All the data must come back unchanged, except that pictures are left out.

[BEGIN Supplied information]

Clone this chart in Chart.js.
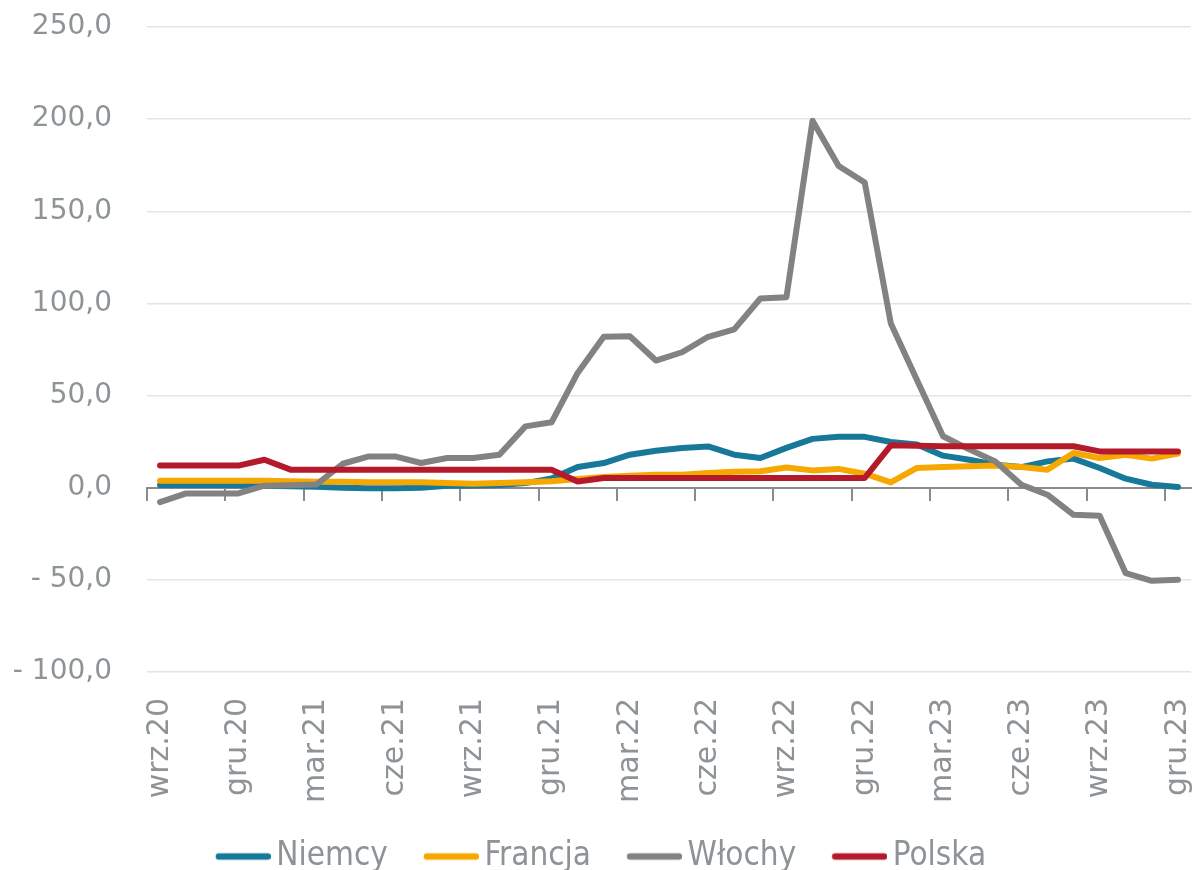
<!DOCTYPE html>
<html lang="pl">
<head>
<meta charset="utf-8">
<title>Niemcy, Francja, Włochy, Polska</title>
<script src="https://cdn.jsdelivr.net/npm/chart.js@4.4.1/dist/chart.umd.min.js"></script>
<style>
    html, body { margin: 0; padding: 0; background: #fff; overflow: hidden; }
    #wrap { width: 1199px; height: 870px; }
</style>
</head>
<body>
<div id="wrap"><canvas id="myLineChart"></canvas></div>
<script>
// miesiące wrz.20 - gru.23
const months = [
    "wrz.20", "paź.20", "lis.20", "gru.20",
    "sty.21", "lut.21", "mar.21", "kwi.21", "maj.21", "cze.21", "lip.21", "sie.21", "wrz.21", "paź.21", "lis.21", "gru.21",
    "sty.22", "lut.22", "mar.22", "kwi.22", "maj.22", "cze.22", "lip.22", "sie.22", "wrz.22", "paź.22", "lis.22", "gru.22",
    "sty.23", "lut.23", "mar.23", "kwi.23", "maj.23", "cze.23", "lip.23", "sie.23", "wrz.23", "paź.23", "lis.23", "gru.23"
];

const niemcy = [1.5, 1.5, 1.5, 1.3, 1.0, 0.8, 0.5, 0.0, -0.3, -0.3, 0.0, 1.0, 1.2, 1.5, 2.5, 5.0,
    11.2, 13.4, 17.9, 20.1, 21.6, 22.4, 17.9, 16.1, 21.6, 26.5, 27.6, 27.6,
    24.8, 23.4, 17.4, 15.2, 12.5, 11.2, 14.3, 15.8, 10.7, 4.9, 1.6, 0.4];

const francja = [3.8, 3.8, 3.8, 3.8, 3.8, 3.5, 3.3, 3.3, 3.0, 3.0, 3.0, 2.5, 2.2, 2.5, 3.0, 3.5,
    4.7, 5.8, 6.5, 7.1, 7.1, 8.0, 8.7, 8.9, 11.0, 9.4, 10.2, 7.6,
    2.9, 10.7, 11.2, 11.6, 12.0, 11.2, 9.8, 18.8, 16.1, 17.9, 15.8, 18.5];

const wlochy = [-7.8, -3.1, -3.1, -3.1, 1.1, 1.4, 1.8, 13.0, 17.0, 17.0, 13.4, 16.1, 16.1, 17.9, 33.3, 35.5,
    62.3, 81.9, 82.2, 69.0, 73.5, 81.9, 85.9, 102.7, 103.4, 199.1, 174.6, 165.6,
    89.1, 58.5, 27.9, 20.8, 14.3, 1.6, -3.8, -14.7, -15.2, -46.4, -50.5, -50.0];

const polska = [12.0, 12.0, 12.0, 12.0, 15.2, 9.8, 9.8, 9.8, 9.8, 9.8, 9.8, 9.8, 9.8, 9.8, 9.8, 9.8,
    3.4, 5.3, 5.3, 5.3, 5.3, 5.3, 5.3, 5.3, 5.3, 5.3, 5.3, 5.3,
    23.0, 22.8, 22.5, 22.5, 22.5, 22.5, 22.5, 22.5, 19.7, 19.7, 19.7, 19.7];

const yMin = -100, yMax = 250, yStep = 50;

const textColor = '#8d9396';

// format osi Y: "250,0", "- 50,0"
function formatY(v) {
    const s = Math.abs(v).toFixed(1).replace('.', ',');
    return v < 0 ? '- ' + s : s;
}

// znacznik legendy: gruba kreska dosunięta do tekstu
function legendMarker(color) {
    const c = document.createElement('canvas');
    c.width = 77;
    c.height = 10;
    const g = c.getContext('2d');
    g.strokeStyle = color;
    g.lineWidth = 6.5;
    g.lineCap = 'round';
    g.beginPath();
    g.moveTo(25, 5);
    g.lineTo(74, 5);
    g.stroke();
    return c;
}

function series(label, data, color, order) {
    return {
        label: label,
        data: data,
        borderColor: color,
        backgroundColor: color,
        borderWidth: 6,
        pointRadius: 0,
        pointStyle: legendMarker(color),
        tension: 0,
        borderJoinStyle: 'round',
        borderCapStyle: 'round',
        order: order
    };
}

// bez dodatkowych marginesów od etykiet - obszar wykresu ustawiany ręcznie
function noPadding(scale) {
    scale.paddingLeft = 0;
    scale.paddingRight = 0;
    scale.paddingTop = 0;
    scale.paddingBottom = 0;
}

const config = {
    type: 'line',
    data: {
        labels: months,
        datasets: [
            series('Niemcy', niemcy, '#17789a', 3),
            series('Francja', francja, '#f7a800', 2),
            series('Włochy', wlochy, '#828282', 1),
            series('Polska', polska, '#b51a2b', 0)
        ]
    },
    options: {
        responsive: true,
        maintainAspectRatio: false,
        animation: false,
        layout: { padding: { left: 0, right: 8, top: 27, bottom: -13 } },
        plugins: {
            tooltip: { enabled: false },
            legend: {
                position: 'bottom',
                labels: {
                    usePointStyle: true,
                    pointStyleWidth: 55,
                    padding: 25,
                    color: textColor,
                    font: { family: "'DejaVu Sans Condensed', 'Liberation Sans Narrow', 'DejaVu Sans'", size: 33 },
                    sort: (a, b) => a.datasetIndex - b.datasetIndex
                }
            }
        },
        scales: {
            // linia zera z kreskami co kwartał
            x: {
                type: 'category',
                position: { y: 0 },
                offset: true,
                grid: {
                    offset: true,
                    drawOnChartArea: false,
                    drawTicks: true,
                    tickLength: 12,
                    lineWidth: 2,
                    color: ctx => (ctx.index % 3 === 0 ? '#8a8a8a' : 'rgba(0,0,0,0)')
                },
                border: { display: true, color: '#8a8a8a', width: 2 },
                ticks: { display: false, autoSkip: false },
                afterFit: noPadding
            },
            // podpisy miesięcy na dole
            x2: {
                type: 'category',
                position: 'bottom',
                offset: true,
                grid: { display: false, drawTicks: false },
                border: { display: false },
                ticks: {
                    autoSkip: false,
                    minRotation: 90,
                    maxRotation: 90,
                    padding: 26,
                    color: textColor,
                    font: { family: "'DejaVu Sans'", size: 30 },
                    callback: function (value, index) {
                        return index % 3 === 0 ? this.getLabelForValue(value) : '';
                    }
                },
                afterFit: scale => {
                    noPadding(scale);
                    scale.height = 143;
                }
            },
            y: {
                min: yMin,
                max: yMax,
                border: { display: false },
                grid: { color: '#e4e4e4', lineWidth: 1.5, drawTicks: false },
                ticks: {
                    stepSize: yStep,
                    padding: 35,
                    color: textColor,
                    font: { family: "'DejaVu Sans'", size: 28 },
                    callback: v => formatY(v)
                },
                afterFit: scale => {
                    noPadding(scale);
                    scale.width = 147;
                }
            }
        }
    }
};

new Chart(document.getElementById('myLineChart'), config);
</script>
</body>
</html>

[END Supplied information]

### The response
Clone this chart in Chart.js.
<!DOCTYPE html>
<html lang="pl">
<head>
<meta charset="utf-8">
<title>Niemcy, Francja, Włochy, Polska</title>
<script src="https://cdn.jsdelivr.net/npm/chart.js@4.4.1/dist/chart.umd.min.js"></script>
<style>
    html, body { margin: 0; padding: 0; background: #fff; overflow: hidden; }
    #wrap { width: 1199px; height: 870px; }
</style>
</head>
<body>
<div id="wrap"><canvas id="myLineChart"></canvas></div>
<script>
// miesiące wrz.20 - gru.23
const months = [
    "wrz.20", "paź.20", "lis.20", "gru.20",
    "sty.21", "lut.21", "mar.21", "kwi.21", "maj.21", "cze.21", "lip.21", "sie.21", "wrz.21", "paź.21", "lis.21", "gru.21",
    "sty.22", "lut.22", "mar.22", "kwi.22", "maj.22", "cze.22", "lip.22", "sie.22", "wrz.22", "paź.22", "lis.22", "gru.22",
    "sty.23", "lut.23", "mar.23", "kwi.23", "maj.23", "cze.23", "lip.23", "sie.23", "wrz.23", "paź.23", "lis.23", "gru.23"
];

const niemcy = [1.5, 1.5, 1.5, 1.3, 1.0, 0.8, 0.5, 0.0, -0.3, -0.3, 0.0, 1.0, 1.2, 1.5, 2.5, 5.0,
    11.2, 13.4, 17.9, 20.1, 21.6, 22.4, 17.9, 16.1, 21.6, 26.5, 27.6, 27.6,
    24.8, 23.4, 17.4, 15.2, 12.5, 11.2, 14.3, 15.8, 10.7, 4.9, 1.6, 0.4];

const francja = [3.8, 3.8, 3.8, 3.8, 3.8, 3.5, 3.3, 3.3, 3.0, 3.0, 3.0, 2.5, 2.2, 2.5, 3.0, 3.5,
    4.7, 5.8, 6.5, 7.1, 7.1, 8.0, 8.7, 8.9, 11.0, 9.4, 10.2, 7.6,
    2.9, 10.7, 11.2, 11.6, 12.0, 11.2, 9.8, 18.8, 16.1, 17.9, 15.8, 18.5];

const wlochy = [-7.8, -3.1, -3.1, -3.1, 1.1, 1.4, 1.8, 13.0, 17.0, 17.0, 13.4, 16.1, 16.1, 17.9, 33.3, 35.5,
    62.3, 81.9, 82.2, 69.0, 73.5, 81.9, 85.9, 102.7, 103.4, 199.1, 174.6, 165.6,
    89.1, 58.5, 27.9, 20.8, 14.3, 1.6, -3.8, -14.7, -15.2, -46.4, -50.5, -50.0];

const polska = [12.0, 12.0, 12.0, 12.0, 15.2, 9.8, 9.8, 9.8, 9.8, 9.8, 9.8, 9.8, 9.8, 9.8, 9.8, 9.8,
    3.4, 5.3, 5.3, 5.3, 5.3, 5.3, 5.3, 5.3, 5.3, 5.3, 5.3, 5.3,
    23.0, 22.8, 22.5, 22.5, 22.5, 22.5, 22.5, 22.5, 19.7, 19.7, 19.7, 19.7];

const yMin = -100, yMax = 250, yStep = 50;

const textColor = '#8d9396';

// format osi Y: "250,0", "- 50,0"
function formatY(v) {
    const s = Math.abs(v).toFixed(1).replace('.', ',');
    return v < 0 ? '- ' + s : s;
}

// znacznik legendy: gruba kreska dosunięta do tekstu
function legendMarker(color) {
    const c = document.createElement('canvas');
    c.width = 77;
    c.height = 10;
    const g = c.getContext('2d');
    g.strokeStyle = color;
    g.lineWidth = 6.5;
    g.lineCap = 'round';
    g.beginPath();
    g.moveTo(25, 5);
    g.lineTo(74, 5);
    g.stroke();
    return c;
}

function series(label, data, color, order) {
    return {
        label: label,
        data: data,
        borderColor: color,
        backgroundColor: color,
        borderWidth: 6,
        pointRadius: 0,
        pointStyle: legendMarker(color),
        tension: 0,
        borderJoinStyle: 'round',
        borderCapStyle: 'round',
        order: order
    };
}

// bez dodatkowych marginesów od etykiet - obszar wykresu ustawiany ręcznie
function noPadding(scale) {
    scale.paddingLeft = 0;
    scale.paddingRight = 0;
    scale.paddingTop = 0;
    scale.paddingBottom = 0;
}

const config = {
    type: 'line',
    data: {
        labels: months,
        datasets: [
            series('Niemcy', niemcy, '#17789a', 3),
            series('Francja', francja, '#f7a800', 2),
            series('Włochy', wlochy, '#828282', 1),
            series('Polska', polska, '#b51a2b', 0)
        ]
    },
    options: {
        responsive: true,
        maintainAspectRatio: false,
        animation: false,
        layout: { padding: { left: 0, right: 8, top: 27, bottom: -13 } },
        plugins: {
            tooltip: { enabled: false },
            legend: {
                position: 'bottom',
                labels: {
                    usePointStyle: true,
                    pointStyleWidth: 55,
                    padding: 25,
                    color: textColor,
                    font: { family: "'DejaVu Sans Condensed', 'Liberation Sans Narrow', 'DejaVu Sans'", size: 33 },
                    sort: (a, b) => a.datasetIndex - b.datasetIndex
                }
            }
        },
        scales: {
            // linia zera z kreskami co kwartał
            x: {
                type: 'category',
                position: { y: 0 },
                offset: true,
                grid: {
                    offset: true,
                    drawOnChartArea: false,
                    drawTicks: true,
                    tickLength: 12,
                    lineWidth: 2,
                    color: ctx => (ctx.index % 3 === 0 ? '#8a8a8a' : 'rgba(0,0,0,0)')
                },
                border: { display: true, color: '#8a8a8a', width: 2 },
                ticks: { display: false, autoSkip: false },
                afterFit: noPadding
            },
            // podpisy miesięcy na dole
            x2: {
                type: 'category',
                position: 'bottom',
                offset: true,
                grid: { display: false, drawTicks: false },
                border: { display: false },
                ticks: {
                    autoSkip: false,
                    minRotation: 90,
                    maxRotation: 90,
                    padding: 26,
                    color: textColor,
                    font: { family: "'DejaVu Sans'", size: 30 },
                    callback: function (value, index) {
                        return index % 3 === 0 ? this.getLabelForValue(value) : '';
                    }
                },
                afterFit: scale => {
                    noPadding(scale);
                    scale.height = 143;
                }
            },
            y: {
                min: yMin,
                max: yMax,
                border: { display: false },
                grid: { color: '#e4e4e4', lineWidth: 1.5, drawTicks: false },
                ticks: {
                    stepSize: yStep,
                    padding: 35,
                    color: textColor,
                    font: { family: "'DejaVu Sans'", size: 28 },
                    callback: v => formatY(v)
                },
                afterFit: scale => {
                    noPadding(scale);
                    scale.width = 147;
                }
            }
        }
    }
};

new Chart(document.getElementById('myLineChart'), config);
</script>
</body>
</html>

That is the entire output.